Take the data below and repeat it exactly.

Data block:

######

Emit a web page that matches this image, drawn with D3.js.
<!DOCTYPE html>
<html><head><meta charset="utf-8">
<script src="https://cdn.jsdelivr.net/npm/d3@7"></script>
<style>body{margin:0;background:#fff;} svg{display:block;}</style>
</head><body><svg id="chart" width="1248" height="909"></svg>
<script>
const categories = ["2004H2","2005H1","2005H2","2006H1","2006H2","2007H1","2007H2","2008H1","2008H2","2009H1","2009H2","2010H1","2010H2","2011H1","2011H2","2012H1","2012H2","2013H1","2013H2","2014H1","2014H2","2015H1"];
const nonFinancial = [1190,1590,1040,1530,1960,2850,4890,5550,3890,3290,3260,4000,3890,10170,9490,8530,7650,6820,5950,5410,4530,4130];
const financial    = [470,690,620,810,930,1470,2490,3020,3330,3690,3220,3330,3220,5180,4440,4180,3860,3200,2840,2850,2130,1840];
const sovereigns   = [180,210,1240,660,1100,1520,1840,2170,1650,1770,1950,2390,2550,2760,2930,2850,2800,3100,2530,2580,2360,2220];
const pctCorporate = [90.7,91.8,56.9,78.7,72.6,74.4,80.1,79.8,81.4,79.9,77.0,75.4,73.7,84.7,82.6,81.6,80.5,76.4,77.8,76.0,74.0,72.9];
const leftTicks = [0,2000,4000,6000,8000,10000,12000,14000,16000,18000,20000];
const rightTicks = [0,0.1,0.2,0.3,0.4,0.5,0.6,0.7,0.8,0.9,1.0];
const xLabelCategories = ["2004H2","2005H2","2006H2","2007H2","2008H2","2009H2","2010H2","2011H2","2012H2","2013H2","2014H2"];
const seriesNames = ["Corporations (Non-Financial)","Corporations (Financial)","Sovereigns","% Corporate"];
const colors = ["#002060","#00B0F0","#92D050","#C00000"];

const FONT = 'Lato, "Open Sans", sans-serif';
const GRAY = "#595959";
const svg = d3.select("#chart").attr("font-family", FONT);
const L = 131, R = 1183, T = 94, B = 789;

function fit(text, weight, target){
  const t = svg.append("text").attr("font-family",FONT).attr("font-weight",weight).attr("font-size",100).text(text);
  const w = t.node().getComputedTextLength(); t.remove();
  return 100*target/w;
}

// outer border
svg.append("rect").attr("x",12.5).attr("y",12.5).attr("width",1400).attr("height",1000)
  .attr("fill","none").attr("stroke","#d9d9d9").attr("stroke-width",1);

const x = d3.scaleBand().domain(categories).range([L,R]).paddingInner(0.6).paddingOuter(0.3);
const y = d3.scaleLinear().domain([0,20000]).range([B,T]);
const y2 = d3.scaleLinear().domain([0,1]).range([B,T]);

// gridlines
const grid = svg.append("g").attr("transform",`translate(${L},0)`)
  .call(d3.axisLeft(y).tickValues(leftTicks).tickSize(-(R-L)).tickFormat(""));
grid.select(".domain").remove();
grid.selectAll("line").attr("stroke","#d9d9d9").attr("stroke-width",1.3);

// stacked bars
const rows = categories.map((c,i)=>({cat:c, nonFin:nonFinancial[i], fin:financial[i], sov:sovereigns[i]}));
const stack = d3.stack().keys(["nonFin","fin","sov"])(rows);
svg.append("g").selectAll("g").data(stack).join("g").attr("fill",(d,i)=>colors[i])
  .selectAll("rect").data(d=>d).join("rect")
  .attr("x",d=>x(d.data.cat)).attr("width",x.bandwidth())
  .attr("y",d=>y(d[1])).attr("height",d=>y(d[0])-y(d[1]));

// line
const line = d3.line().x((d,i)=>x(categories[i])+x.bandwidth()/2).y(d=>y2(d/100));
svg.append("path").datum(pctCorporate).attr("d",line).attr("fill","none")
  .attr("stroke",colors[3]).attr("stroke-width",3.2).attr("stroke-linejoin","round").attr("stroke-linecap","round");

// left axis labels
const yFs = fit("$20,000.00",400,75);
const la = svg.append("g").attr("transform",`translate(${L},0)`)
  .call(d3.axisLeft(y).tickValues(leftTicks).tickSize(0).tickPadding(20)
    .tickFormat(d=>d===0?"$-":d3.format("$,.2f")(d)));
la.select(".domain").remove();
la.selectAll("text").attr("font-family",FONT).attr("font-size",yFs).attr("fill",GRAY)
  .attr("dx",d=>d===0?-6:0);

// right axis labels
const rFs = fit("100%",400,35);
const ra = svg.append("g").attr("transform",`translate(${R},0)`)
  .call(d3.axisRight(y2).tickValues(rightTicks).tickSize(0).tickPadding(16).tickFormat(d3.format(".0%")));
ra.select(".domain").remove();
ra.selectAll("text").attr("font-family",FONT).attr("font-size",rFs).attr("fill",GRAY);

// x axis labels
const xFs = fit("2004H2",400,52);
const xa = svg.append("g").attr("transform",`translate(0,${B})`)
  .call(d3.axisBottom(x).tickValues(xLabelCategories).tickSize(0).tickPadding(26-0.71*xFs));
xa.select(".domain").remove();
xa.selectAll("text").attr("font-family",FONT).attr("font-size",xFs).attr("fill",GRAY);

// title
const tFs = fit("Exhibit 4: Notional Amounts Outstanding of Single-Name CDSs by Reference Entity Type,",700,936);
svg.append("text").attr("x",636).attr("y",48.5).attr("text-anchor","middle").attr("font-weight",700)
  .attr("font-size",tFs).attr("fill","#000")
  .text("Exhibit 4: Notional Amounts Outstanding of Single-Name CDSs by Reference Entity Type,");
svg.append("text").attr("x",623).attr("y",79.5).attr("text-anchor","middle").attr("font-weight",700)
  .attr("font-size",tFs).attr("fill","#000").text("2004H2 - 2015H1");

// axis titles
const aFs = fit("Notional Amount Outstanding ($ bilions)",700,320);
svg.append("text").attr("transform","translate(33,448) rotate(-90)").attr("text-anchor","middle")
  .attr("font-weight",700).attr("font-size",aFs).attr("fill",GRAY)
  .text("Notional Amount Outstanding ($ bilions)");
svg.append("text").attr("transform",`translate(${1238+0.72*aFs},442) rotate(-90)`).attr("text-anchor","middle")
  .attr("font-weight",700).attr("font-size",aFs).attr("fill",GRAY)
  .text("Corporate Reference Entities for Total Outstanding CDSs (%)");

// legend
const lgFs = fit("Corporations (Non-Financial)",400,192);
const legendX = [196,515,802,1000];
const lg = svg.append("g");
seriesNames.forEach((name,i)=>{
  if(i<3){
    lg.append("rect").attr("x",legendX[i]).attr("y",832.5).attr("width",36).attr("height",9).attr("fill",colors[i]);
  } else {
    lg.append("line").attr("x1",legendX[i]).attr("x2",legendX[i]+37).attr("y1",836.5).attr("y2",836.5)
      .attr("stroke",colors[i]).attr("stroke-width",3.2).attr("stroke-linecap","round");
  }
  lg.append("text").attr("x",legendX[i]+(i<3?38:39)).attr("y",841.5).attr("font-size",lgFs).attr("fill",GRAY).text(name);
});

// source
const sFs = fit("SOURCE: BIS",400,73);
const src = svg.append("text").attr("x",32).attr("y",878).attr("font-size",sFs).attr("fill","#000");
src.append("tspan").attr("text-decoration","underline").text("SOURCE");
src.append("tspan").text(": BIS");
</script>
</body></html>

######

Full answer:
Emit a web page that matches this image, drawn with D3.js.
<!DOCTYPE html>
<html><head><meta charset="utf-8">
<script src="https://cdn.jsdelivr.net/npm/d3@7"></script>
<style>body{margin:0;background:#fff;} svg{display:block;}</style>
</head><body><svg id="chart" width="1248" height="909"></svg>
<script>
const categories = ["2004H2","2005H1","2005H2","2006H1","2006H2","2007H1","2007H2","2008H1","2008H2","2009H1","2009H2","2010H1","2010H2","2011H1","2011H2","2012H1","2012H2","2013H1","2013H2","2014H1","2014H2","2015H1"];
const nonFinancial = [1190,1590,1040,1530,1960,2850,4890,5550,3890,3290,3260,4000,3890,10170,9490,8530,7650,6820,5950,5410,4530,4130];
const financial    = [470,690,620,810,930,1470,2490,3020,3330,3690,3220,3330,3220,5180,4440,4180,3860,3200,2840,2850,2130,1840];
const sovereigns   = [180,210,1240,660,1100,1520,1840,2170,1650,1770,1950,2390,2550,2760,2930,2850,2800,3100,2530,2580,2360,2220];
const pctCorporate = [90.7,91.8,56.9,78.7,72.6,74.4,80.1,79.8,81.4,79.9,77.0,75.4,73.7,84.7,82.6,81.6,80.5,76.4,77.8,76.0,74.0,72.9];
const leftTicks = [0,2000,4000,6000,8000,10000,12000,14000,16000,18000,20000];
const rightTicks = [0,0.1,0.2,0.3,0.4,0.5,0.6,0.7,0.8,0.9,1.0];
const xLabelCategories = ["2004H2","2005H2","2006H2","2007H2","2008H2","2009H2","2010H2","2011H2","2012H2","2013H2","2014H2"];
const seriesNames = ["Corporations (Non-Financial)","Corporations (Financial)","Sovereigns","% Corporate"];
const colors = ["#002060","#00B0F0","#92D050","#C00000"];

const FONT = 'Lato, "Open Sans", sans-serif';
const GRAY = "#595959";
const svg = d3.select("#chart").attr("font-family", FONT);
const L = 131, R = 1183, T = 94, B = 789;

function fit(text, weight, target){
  const t = svg.append("text").attr("font-family",FONT).attr("font-weight",weight).attr("font-size",100).text(text);
  const w = t.node().getComputedTextLength(); t.remove();
  return 100*target/w;
}

// outer border
svg.append("rect").attr("x",12.5).attr("y",12.5).attr("width",1400).attr("height",1000)
  .attr("fill","none").attr("stroke","#d9d9d9").attr("stroke-width",1);

const x = d3.scaleBand().domain(categories).range([L,R]).paddingInner(0.6).paddingOuter(0.3);
const y = d3.scaleLinear().domain([0,20000]).range([B,T]);
const y2 = d3.scaleLinear().domain([0,1]).range([B,T]);

// gridlines
const grid = svg.append("g").attr("transform",`translate(${L},0)`)
  .call(d3.axisLeft(y).tickValues(leftTicks).tickSize(-(R-L)).tickFormat(""));
grid.select(".domain").remove();
grid.selectAll("line").attr("stroke","#d9d9d9").attr("stroke-width",1.3);

// stacked bars
const rows = categories.map((c,i)=>({cat:c, nonFin:nonFinancial[i], fin:financial[i], sov:sovereigns[i]}));
const stack = d3.stack().keys(["nonFin","fin","sov"])(rows);
svg.append("g").selectAll("g").data(stack).join("g").attr("fill",(d,i)=>colors[i])
  .selectAll("rect").data(d=>d).join("rect")
  .attr("x",d=>x(d.data.cat)).attr("width",x.bandwidth())
  .attr("y",d=>y(d[1])).attr("height",d=>y(d[0])-y(d[1]));

// line
const line = d3.line().x((d,i)=>x(categories[i])+x.bandwidth()/2).y(d=>y2(d/100));
svg.append("path").datum(pctCorporate).attr("d",line).attr("fill","none")
  .attr("stroke",colors[3]).attr("stroke-width",3.2).attr("stroke-linejoin","round").attr("stroke-linecap","round");

// left axis labels
const yFs = fit("$20,000.00",400,75);
const la = svg.append("g").attr("transform",`translate(${L},0)`)
  .call(d3.axisLeft(y).tickValues(leftTicks).tickSize(0).tickPadding(20)
    .tickFormat(d=>d===0?"$-":d3.format("$,.2f")(d)));
la.select(".domain").remove();
la.selectAll("text").attr("font-family",FONT).attr("font-size",yFs).attr("fill",GRAY)
  .attr("dx",d=>d===0?-6:0);

// right axis labels
const rFs = fit("100%",400,35);
const ra = svg.append("g").attr("transform",`translate(${R},0)`)
  .call(d3.axisRight(y2).tickValues(rightTicks).tickSize(0).tickPadding(16).tickFormat(d3.format(".0%")));
ra.select(".domain").remove();
ra.selectAll("text").attr("font-family",FONT).attr("font-size",rFs).attr("fill",GRAY);

// x axis labels
const xFs = fit("2004H2",400,52);
const xa = svg.append("g").attr("transform",`translate(0,${B})`)
  .call(d3.axisBottom(x).tickValues(xLabelCategories).tickSize(0).tickPadding(26-0.71*xFs));
xa.select(".domain").remove();
xa.selectAll("text").attr("font-family",FONT).attr("font-size",xFs).attr("fill",GRAY);

// title
const tFs = fit("Exhibit 4: Notional Amounts Outstanding of Single-Name CDSs by Reference Entity Type,",700,936);
svg.append("text").attr("x",636).attr("y",48.5).attr("text-anchor","middle").attr("font-weight",700)
  .attr("font-size",tFs).attr("fill","#000")
  .text("Exhibit 4: Notional Amounts Outstanding of Single-Name CDSs by Reference Entity Type,");
svg.append("text").attr("x",623).attr("y",79.5).attr("text-anchor","middle").attr("font-weight",700)
  .attr("font-size",tFs).attr("fill","#000").text("2004H2 - 2015H1");

// axis titles
const aFs = fit("Notional Amount Outstanding ($ bilions)",700,320);
svg.append("text").attr("transform","translate(33,448) rotate(-90)").attr("text-anchor","middle")
  .attr("font-weight",700).attr("font-size",aFs).attr("fill",GRAY)
  .text("Notional Amount Outstanding ($ bilions)");
svg.append("text").attr("transform",`translate(${1238+0.72*aFs},442) rotate(-90)`).attr("text-anchor","middle")
  .attr("font-weight",700).attr("font-size",aFs).attr("fill",GRAY)
  .text("Corporate Reference Entities for Total Outstanding CDSs (%)");

// legend
const lgFs = fit("Corporations (Non-Financial)",400,192);
const legendX = [196,515,802,1000];
const lg = svg.append("g");
seriesNames.forEach((name,i)=>{
  if(i<3){
    lg.append("rect").attr("x",legendX[i]).attr("y",832.5).attr("width",36).attr("height",9).attr("fill",colors[i]);
  } else {
    lg.append("line").attr("x1",legendX[i]).attr("x2",legendX[i]+37).attr("y1",836.5).attr("y2",836.5)
      .attr("stroke",colors[i]).attr("stroke-width",3.2).attr("stroke-linecap","round");
  }
  lg.append("text").attr("x",legendX[i]+(i<3?38:39)).attr("y",841.5).attr("font-size",lgFs).attr("fill",GRAY).text(name);
});

// source
const sFs = fit("SOURCE: BIS",400,73);
const src = svg.append("text").attr("x",32).attr("y",878).attr("font-size",sFs).attr("fill","#000");
src.append("tspan").attr("text-decoration","underline").text("SOURCE");
src.append("tspan").text(": BIS");
</script>
</body></html>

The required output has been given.